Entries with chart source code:

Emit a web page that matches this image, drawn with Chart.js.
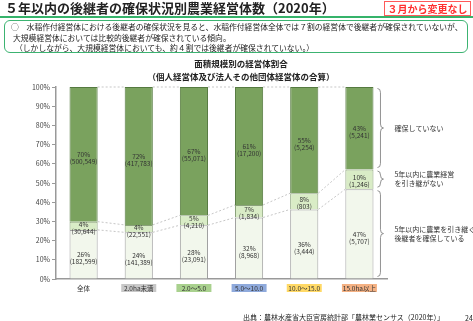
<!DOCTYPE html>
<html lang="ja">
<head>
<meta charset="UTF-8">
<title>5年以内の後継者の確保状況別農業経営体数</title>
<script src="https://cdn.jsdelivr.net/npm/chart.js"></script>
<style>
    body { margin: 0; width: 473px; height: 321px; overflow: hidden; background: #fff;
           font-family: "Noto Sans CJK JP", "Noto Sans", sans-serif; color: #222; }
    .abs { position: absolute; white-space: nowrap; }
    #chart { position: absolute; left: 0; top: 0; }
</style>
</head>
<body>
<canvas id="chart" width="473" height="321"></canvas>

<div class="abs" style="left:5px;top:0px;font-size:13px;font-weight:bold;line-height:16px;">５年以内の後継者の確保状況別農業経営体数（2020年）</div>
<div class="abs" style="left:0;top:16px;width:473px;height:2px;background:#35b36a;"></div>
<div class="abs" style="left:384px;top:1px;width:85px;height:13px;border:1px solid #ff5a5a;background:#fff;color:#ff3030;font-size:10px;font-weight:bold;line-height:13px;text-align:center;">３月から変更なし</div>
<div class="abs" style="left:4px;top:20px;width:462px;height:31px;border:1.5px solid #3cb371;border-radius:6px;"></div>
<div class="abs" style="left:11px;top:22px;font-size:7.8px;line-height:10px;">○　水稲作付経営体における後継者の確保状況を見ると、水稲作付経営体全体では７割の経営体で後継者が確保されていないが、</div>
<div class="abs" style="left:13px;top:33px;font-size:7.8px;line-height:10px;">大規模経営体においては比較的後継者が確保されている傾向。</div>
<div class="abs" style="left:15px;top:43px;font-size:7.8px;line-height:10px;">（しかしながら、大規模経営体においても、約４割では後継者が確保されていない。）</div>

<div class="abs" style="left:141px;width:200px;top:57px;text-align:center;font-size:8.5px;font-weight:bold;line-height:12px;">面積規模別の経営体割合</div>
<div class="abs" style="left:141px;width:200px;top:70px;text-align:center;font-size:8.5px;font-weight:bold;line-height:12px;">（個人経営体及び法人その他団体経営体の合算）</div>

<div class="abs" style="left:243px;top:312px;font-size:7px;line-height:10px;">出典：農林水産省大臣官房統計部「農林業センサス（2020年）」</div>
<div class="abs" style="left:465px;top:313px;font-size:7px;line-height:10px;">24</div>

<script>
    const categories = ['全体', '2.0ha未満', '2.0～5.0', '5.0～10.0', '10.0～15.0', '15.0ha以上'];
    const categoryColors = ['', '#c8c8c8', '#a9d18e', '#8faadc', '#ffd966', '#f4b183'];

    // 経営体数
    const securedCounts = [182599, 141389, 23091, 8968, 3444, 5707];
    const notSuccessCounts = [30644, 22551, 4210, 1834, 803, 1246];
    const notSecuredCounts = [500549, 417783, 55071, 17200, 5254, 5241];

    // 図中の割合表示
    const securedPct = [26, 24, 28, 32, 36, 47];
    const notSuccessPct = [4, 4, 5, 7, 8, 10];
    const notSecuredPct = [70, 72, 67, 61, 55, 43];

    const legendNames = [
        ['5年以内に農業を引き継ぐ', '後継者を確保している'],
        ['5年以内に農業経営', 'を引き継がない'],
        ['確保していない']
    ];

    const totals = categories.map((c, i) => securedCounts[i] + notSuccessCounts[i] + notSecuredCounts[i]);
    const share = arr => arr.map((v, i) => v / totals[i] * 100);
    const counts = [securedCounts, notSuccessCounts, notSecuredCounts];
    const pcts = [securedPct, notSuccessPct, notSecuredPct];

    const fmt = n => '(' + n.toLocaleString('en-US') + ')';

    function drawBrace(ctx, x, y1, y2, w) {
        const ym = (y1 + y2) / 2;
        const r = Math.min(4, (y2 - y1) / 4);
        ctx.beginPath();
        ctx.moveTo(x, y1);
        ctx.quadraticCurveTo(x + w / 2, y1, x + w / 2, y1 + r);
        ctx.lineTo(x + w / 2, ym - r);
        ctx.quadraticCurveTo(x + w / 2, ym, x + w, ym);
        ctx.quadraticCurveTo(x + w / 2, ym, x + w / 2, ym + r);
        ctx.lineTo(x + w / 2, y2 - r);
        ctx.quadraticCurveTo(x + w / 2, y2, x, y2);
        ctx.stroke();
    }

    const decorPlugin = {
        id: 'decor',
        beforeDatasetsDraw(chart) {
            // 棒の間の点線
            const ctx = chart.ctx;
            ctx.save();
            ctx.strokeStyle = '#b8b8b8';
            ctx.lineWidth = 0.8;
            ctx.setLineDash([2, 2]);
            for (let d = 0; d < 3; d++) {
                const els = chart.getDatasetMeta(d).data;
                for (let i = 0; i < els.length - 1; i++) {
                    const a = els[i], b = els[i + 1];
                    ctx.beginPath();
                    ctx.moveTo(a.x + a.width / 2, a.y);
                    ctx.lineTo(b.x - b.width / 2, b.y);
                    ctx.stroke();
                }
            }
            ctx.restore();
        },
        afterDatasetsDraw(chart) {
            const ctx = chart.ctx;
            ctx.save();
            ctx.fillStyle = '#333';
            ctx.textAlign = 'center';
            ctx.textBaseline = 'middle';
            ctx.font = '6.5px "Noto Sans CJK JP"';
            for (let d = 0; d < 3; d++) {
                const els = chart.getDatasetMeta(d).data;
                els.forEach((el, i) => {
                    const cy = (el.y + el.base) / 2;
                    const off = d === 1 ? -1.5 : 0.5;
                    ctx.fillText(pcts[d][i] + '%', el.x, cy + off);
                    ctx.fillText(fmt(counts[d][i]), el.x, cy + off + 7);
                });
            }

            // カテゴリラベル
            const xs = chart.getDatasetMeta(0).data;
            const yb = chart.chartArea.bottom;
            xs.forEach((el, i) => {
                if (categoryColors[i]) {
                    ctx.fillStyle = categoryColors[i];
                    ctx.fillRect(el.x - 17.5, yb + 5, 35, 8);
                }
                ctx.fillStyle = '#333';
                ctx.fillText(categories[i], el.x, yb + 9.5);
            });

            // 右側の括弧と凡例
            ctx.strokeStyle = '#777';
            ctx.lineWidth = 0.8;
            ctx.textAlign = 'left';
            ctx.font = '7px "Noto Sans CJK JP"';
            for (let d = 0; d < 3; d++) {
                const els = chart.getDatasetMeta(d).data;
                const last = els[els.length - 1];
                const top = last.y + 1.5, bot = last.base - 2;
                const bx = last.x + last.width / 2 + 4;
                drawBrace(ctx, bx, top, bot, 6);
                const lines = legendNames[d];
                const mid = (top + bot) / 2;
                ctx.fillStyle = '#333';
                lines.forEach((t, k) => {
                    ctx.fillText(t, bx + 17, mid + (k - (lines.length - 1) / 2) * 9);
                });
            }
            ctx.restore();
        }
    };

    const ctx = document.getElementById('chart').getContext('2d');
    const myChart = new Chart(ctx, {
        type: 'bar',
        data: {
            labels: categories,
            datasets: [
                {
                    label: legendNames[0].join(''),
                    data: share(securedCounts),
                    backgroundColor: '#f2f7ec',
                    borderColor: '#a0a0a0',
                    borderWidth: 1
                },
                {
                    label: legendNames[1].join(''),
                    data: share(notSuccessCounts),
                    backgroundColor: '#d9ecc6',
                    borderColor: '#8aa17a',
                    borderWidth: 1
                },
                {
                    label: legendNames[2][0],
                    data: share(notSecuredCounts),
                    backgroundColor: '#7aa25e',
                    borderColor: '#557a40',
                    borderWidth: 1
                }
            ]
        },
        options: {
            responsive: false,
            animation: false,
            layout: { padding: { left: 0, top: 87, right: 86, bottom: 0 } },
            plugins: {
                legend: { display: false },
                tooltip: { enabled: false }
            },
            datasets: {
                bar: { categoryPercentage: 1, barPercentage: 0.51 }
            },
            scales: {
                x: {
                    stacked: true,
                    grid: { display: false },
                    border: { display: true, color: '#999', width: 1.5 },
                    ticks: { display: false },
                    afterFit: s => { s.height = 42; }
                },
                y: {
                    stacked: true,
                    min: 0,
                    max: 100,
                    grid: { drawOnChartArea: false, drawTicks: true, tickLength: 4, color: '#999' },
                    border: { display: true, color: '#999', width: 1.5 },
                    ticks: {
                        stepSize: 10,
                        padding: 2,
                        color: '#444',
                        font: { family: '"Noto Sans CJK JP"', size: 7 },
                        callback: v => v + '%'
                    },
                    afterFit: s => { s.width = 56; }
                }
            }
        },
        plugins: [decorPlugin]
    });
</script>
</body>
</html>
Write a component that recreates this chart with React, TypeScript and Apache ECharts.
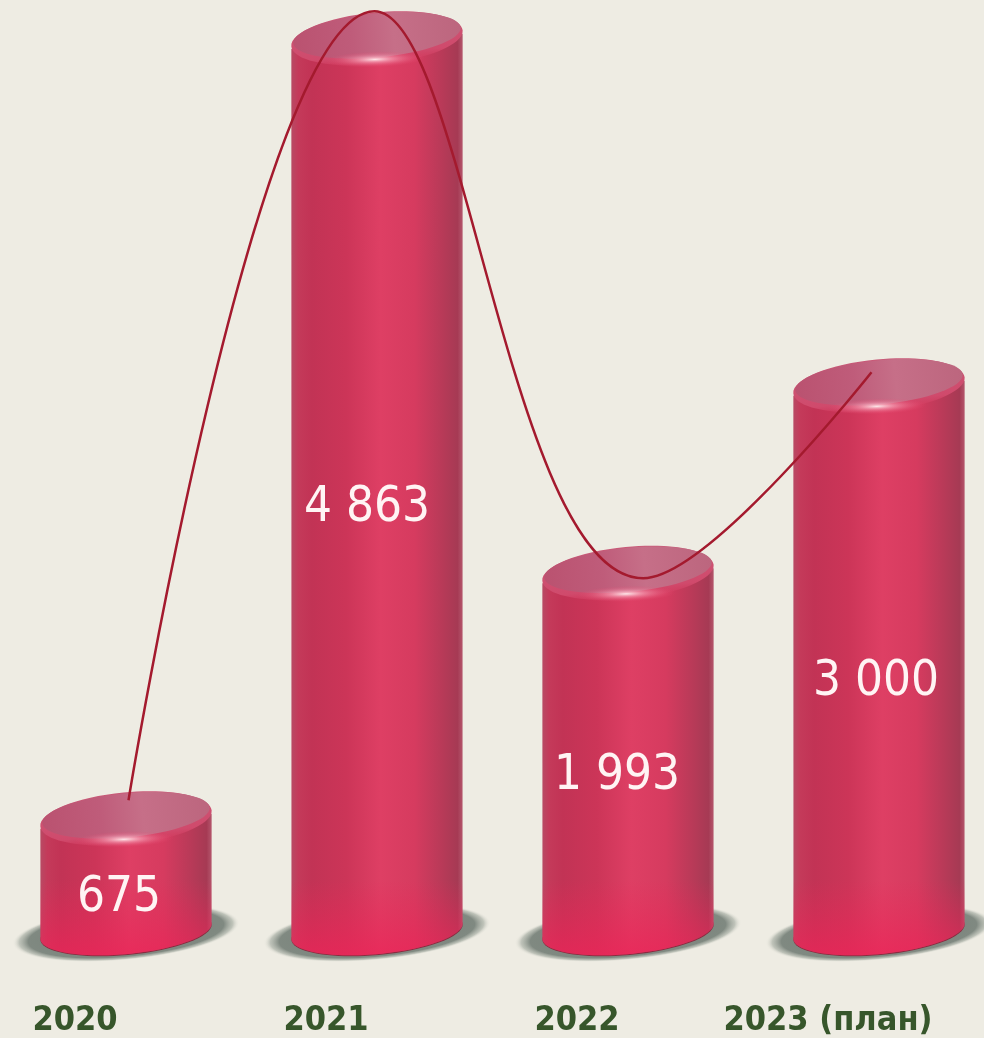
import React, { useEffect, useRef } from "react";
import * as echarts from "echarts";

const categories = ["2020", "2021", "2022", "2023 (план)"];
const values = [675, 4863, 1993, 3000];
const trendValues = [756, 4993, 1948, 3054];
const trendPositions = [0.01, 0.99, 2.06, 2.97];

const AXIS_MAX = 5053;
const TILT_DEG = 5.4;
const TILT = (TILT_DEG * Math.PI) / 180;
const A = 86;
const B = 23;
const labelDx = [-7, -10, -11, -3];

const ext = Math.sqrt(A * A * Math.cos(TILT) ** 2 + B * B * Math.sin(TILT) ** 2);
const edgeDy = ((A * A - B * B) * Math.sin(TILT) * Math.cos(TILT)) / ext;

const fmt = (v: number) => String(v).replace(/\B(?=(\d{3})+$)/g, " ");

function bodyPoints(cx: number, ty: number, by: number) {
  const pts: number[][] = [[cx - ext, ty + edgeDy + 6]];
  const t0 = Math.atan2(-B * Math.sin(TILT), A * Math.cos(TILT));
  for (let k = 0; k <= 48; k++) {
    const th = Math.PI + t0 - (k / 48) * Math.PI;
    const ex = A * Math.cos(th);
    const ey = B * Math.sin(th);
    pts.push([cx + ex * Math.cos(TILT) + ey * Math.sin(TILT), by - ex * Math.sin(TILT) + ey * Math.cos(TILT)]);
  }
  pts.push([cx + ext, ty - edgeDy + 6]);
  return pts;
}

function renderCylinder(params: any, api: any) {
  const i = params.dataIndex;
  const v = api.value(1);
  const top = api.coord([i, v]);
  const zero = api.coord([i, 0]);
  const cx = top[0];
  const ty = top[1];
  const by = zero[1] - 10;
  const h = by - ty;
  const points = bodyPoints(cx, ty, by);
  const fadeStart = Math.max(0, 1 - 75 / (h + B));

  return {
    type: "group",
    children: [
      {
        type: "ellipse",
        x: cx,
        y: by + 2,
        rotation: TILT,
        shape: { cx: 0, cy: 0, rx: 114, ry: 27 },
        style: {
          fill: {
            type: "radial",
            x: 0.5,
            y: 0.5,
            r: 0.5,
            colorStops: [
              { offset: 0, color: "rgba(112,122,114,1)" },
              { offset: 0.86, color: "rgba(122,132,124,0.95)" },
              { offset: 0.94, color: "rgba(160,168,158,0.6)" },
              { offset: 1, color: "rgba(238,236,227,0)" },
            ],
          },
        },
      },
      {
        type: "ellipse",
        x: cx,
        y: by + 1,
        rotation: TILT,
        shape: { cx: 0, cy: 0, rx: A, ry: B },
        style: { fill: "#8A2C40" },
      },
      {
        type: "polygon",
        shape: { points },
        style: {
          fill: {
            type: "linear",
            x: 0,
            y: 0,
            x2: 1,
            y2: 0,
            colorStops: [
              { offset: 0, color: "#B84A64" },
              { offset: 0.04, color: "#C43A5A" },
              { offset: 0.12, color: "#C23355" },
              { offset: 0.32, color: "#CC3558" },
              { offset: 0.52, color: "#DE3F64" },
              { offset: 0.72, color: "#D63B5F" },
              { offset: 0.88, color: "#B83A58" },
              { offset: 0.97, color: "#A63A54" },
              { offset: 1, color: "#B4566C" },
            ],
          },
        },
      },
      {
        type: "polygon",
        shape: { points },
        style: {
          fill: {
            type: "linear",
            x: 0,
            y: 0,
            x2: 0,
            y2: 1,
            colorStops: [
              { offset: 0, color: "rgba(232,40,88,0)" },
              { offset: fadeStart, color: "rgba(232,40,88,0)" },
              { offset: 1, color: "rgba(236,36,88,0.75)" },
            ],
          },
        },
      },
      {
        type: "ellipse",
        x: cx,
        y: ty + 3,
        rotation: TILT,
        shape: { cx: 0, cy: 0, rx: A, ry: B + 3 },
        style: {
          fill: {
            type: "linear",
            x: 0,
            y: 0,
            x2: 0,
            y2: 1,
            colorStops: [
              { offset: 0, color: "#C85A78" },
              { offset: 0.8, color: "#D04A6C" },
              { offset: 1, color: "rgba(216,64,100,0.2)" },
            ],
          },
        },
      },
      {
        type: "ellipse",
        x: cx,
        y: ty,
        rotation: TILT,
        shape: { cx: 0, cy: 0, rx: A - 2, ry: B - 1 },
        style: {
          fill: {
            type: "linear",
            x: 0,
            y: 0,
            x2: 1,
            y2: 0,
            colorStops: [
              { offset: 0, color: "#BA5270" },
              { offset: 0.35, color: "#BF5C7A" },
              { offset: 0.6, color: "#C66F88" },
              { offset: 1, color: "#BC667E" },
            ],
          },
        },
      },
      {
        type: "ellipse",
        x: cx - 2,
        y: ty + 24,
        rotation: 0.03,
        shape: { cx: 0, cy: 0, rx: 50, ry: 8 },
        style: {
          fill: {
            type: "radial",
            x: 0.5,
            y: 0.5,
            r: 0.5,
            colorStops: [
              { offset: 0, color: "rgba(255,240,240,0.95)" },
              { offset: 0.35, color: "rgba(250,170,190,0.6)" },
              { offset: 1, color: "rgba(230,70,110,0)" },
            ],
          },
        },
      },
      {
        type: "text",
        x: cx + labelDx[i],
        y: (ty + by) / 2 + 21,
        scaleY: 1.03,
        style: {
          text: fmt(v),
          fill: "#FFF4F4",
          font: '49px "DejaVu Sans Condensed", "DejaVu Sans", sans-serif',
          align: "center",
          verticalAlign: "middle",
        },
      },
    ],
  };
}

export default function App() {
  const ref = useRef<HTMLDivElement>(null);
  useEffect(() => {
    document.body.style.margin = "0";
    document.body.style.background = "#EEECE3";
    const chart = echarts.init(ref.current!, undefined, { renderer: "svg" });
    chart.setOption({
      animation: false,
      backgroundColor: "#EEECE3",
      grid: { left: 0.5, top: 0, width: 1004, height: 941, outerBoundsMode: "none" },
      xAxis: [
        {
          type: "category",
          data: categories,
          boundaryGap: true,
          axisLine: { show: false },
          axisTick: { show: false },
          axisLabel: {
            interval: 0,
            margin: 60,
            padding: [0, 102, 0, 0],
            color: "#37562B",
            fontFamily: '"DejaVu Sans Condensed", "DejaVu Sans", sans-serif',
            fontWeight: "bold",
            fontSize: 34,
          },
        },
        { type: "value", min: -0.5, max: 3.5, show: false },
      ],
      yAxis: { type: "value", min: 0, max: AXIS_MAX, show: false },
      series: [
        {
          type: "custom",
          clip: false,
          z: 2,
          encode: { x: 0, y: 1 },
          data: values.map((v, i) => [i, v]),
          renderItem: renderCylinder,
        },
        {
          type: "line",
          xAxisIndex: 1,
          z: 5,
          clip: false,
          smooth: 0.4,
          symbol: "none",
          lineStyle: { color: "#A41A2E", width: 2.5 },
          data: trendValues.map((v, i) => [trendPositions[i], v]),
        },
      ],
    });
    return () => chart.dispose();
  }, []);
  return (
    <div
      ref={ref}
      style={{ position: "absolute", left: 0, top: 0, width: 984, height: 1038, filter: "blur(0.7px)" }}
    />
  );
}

WHAT NEEDS TO BE DONE -
Going back to the data above, write out everything from the line with "Write a component" down to the line with "const fadeStart = Math.max(0, 1", both included, leaving every picture out.

PROBLEM SOLUTION -
Write a component that recreates this chart with React, TypeScript and Apache ECharts.
import React, { useEffect, useRef } from "react";
import * as echarts from "echarts";

const categories = ["2020", "2021", "2022", "2023 (план)"];
const values = [675, 4863, 1993, 3000];
const trendValues = [756, 4993, 1948, 3054];
const trendPositions = [0.01, 0.99, 2.06, 2.97];

const AXIS_MAX = 5053;
const TILT_DEG = 5.4;
const TILT = (TILT_DEG * Math.PI) / 180;
const A = 86;
const B = 23;
const labelDx = [-7, -10, -11, -3];

const ext = Math.sqrt(A * A * Math.cos(TILT) ** 2 + B * B * Math.sin(TILT) ** 2);
const edgeDy = ((A * A - B * B) * Math.sin(TILT) * Math.cos(TILT)) / ext;

const fmt = (v: number) => String(v).replace(/\B(?=(\d{3})+$)/g, " ");

function bodyPoints(cx: number, ty: number, by: number) {
  const pts: number[][] = [[cx - ext, ty + edgeDy + 6]];
  const t0 = Math.atan2(-B * Math.sin(TILT), A * Math.cos(TILT));
  for (let k = 0; k <= 48; k++) {
    const th = Math.PI + t0 - (k / 48) * Math.PI;
    const ex = A * Math.cos(th);
    const ey = B * Math.sin(th);
    pts.push([cx + ex * Math.cos(TILT) + ey * Math.sin(TILT), by - ex * Math.sin(TILT) + ey * Math.cos(TILT)]);
  }
  pts.push([cx + ext, ty - edgeDy + 6]);
  return pts;
}

function renderCylinder(params: any, api: any) {
  const i = params.dataIndex;
  const v = api.value(1);
  const top = api.coord([i, v]);
  const zero = api.coord([i, 0]);
  const cx = top[0];
  const ty = top[1];
  const by = zero[1] - 10;
  const h = by - ty;
  const points = bodyPoints(cx, ty, by);
  const fadeStart = Math.max(0, 1 - 75 / (h + B));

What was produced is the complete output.